Tuesday, January 27, 2015

AS NRM GOES INTO THEIR 30TH YEAR WHAT CAN UGANDA LEARN FROM THE ORIGINALS

On Monday the National Resistance Movement (NRM) will begin its 30th year at the helm of Ugandan politics.

Looking back it has been a tumultuous three decades.

Inheriting a dysfunctional state and even more woeful economy, the NRM has helped turn it around. Revitalising the economy, even if we know there is still a lot to do. Regularising our politics, even if they are not averse to bending and even ignoring the rules. And creating a stable, liberal environment for society to find its way, even if we don’t always agree at our wholesale adoption of foreign cultures.

But January 26th 1986 was not the beginning of the adventure. It started much earlier in the minds of some young men and women. While they were not unique in their youthful aspiration for a better Uganda, they more strongly believed it was their destiny to do something about it, “By whatever means necessary”.

"Wide eyed exuberance may have given way to adult cynicism, but there is still some things we can learn from those youthful adventurers that can give the whole project that we call Uganda a new lease of life....

Winston Churchill once said, “If a man is not a socialist by the time he is 20, he has no heart. If he is not a conservative by the time he is 40, he has no brain.”

Socialism is defined as a political and economic theory of social organization that advocates that the means of production, distribution, and exchange should be owned or regulated by the community as a whole.

Whereas it is to bash one’s head against human nature to communalise property, the principle “From each according to his ability, to each according to his need” is still a laudable goal.

At the bottom of it, a desire to see no one left behind as we progress. That through their taxes the more fortunate will pay for the ladders – education and health, that will allow the lesser privileged to improve their lives and ascend to the high table.

It would be useful for us to reflect on that, in this day of endemic corruption that is killing service delivery and dooming millions of our people to a subhuman existence.

Ideological fervour aside, imagine the scene when your friend, Yoweri Museveni asks, “Are you in or are you not?” How many did follow him into the bushes of Luwero with zero guarantee of exiting this project alive, leave alone taking over government?

The truth is to make that decision you were either incredibly stupid or so convinced of the cause that you fell in with Museveni and his band.

The former needs no explanation but the latter is where the lesson is.

That these young men and women believed in a cause bigger than concern for individual safety and comfort, personal ambition, a selflessness we need ample dozes of today.

Of course it helped that for many there was no choice, they were branded outlaws and government agents were not averse to killing them on sight. But then again what can beat self-preservation to push a collective endeavour.

This project is going into a new phase, doing away with the old and integrating the new.
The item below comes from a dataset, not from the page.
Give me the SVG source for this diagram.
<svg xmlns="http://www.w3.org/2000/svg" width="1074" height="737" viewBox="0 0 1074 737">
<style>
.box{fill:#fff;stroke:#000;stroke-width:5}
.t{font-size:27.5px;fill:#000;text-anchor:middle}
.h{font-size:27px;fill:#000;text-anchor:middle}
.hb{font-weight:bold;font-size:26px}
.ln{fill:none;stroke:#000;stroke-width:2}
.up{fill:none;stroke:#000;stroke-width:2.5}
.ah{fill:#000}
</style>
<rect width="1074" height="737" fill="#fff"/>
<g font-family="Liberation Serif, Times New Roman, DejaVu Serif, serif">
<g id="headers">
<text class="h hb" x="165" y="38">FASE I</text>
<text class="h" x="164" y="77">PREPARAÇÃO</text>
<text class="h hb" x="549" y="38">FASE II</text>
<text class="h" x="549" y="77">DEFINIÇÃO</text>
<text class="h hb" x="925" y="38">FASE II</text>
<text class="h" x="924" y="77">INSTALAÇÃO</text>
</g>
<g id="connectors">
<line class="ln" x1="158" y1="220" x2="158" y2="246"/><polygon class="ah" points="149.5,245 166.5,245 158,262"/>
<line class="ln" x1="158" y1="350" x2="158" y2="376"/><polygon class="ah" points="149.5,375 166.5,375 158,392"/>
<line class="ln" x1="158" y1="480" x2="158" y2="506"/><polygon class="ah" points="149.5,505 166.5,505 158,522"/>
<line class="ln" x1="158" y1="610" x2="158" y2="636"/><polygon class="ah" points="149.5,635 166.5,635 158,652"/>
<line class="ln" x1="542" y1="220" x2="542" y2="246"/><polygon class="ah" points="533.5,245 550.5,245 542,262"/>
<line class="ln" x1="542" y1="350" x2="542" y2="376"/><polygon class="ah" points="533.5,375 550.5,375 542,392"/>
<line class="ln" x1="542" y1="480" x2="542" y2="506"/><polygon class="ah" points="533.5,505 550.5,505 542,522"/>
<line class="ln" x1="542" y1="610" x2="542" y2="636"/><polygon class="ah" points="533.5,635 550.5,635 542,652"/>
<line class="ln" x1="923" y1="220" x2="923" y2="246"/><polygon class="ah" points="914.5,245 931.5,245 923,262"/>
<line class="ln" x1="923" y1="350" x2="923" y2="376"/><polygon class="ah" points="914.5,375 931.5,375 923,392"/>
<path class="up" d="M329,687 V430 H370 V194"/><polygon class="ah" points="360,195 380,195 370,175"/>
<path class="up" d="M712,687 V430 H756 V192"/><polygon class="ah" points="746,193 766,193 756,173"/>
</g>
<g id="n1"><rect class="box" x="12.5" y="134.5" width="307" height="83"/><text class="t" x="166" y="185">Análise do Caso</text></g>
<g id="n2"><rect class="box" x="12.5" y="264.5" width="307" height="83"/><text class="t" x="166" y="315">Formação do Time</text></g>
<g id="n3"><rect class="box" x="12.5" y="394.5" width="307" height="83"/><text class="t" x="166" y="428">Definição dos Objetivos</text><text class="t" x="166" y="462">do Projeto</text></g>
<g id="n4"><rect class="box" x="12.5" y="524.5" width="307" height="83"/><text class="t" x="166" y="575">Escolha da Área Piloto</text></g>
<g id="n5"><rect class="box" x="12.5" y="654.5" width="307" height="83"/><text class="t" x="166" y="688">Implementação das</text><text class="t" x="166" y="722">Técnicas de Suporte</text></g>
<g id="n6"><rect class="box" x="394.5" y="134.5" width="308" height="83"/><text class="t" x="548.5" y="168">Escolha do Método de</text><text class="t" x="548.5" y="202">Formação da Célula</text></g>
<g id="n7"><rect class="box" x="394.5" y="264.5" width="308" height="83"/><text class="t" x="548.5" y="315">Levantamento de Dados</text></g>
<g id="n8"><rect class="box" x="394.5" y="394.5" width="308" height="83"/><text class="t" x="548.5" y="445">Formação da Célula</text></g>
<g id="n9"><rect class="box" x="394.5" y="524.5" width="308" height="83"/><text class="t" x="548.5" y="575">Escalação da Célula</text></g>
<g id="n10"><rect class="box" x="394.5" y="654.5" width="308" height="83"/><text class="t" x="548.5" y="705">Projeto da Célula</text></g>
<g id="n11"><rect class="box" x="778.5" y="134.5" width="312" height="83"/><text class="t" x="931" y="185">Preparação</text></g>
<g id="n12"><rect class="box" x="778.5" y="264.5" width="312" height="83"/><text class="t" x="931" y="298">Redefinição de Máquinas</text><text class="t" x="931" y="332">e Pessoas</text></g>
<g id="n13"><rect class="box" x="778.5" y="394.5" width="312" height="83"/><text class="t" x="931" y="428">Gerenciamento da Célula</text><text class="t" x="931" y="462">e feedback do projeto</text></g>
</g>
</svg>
Organisations thrive and are sustainable on the strength of their mission, whether that mission is so ingrained in a critical mass of the members DNA as to cause a self-propelling drive. The trick is always to transmit it to the Johnny-come-latelies.

"The NRM’s challenge going forward is that it will be a victim of its own success. One, because now that more and more voting Ugandans were born after 1986 previous horror stories of an unstable Uganda do not wash. And secondly, for the rest of us who have seen a steady improvement in our lives we expect it to only get better, the law of diminishing returns be damned....

“No retreat, no surrender” would be absolute folly as a catch phrase for a guerrilla army, but that is exactly what we expect from the NRM – or any subsequent governments, going into the future.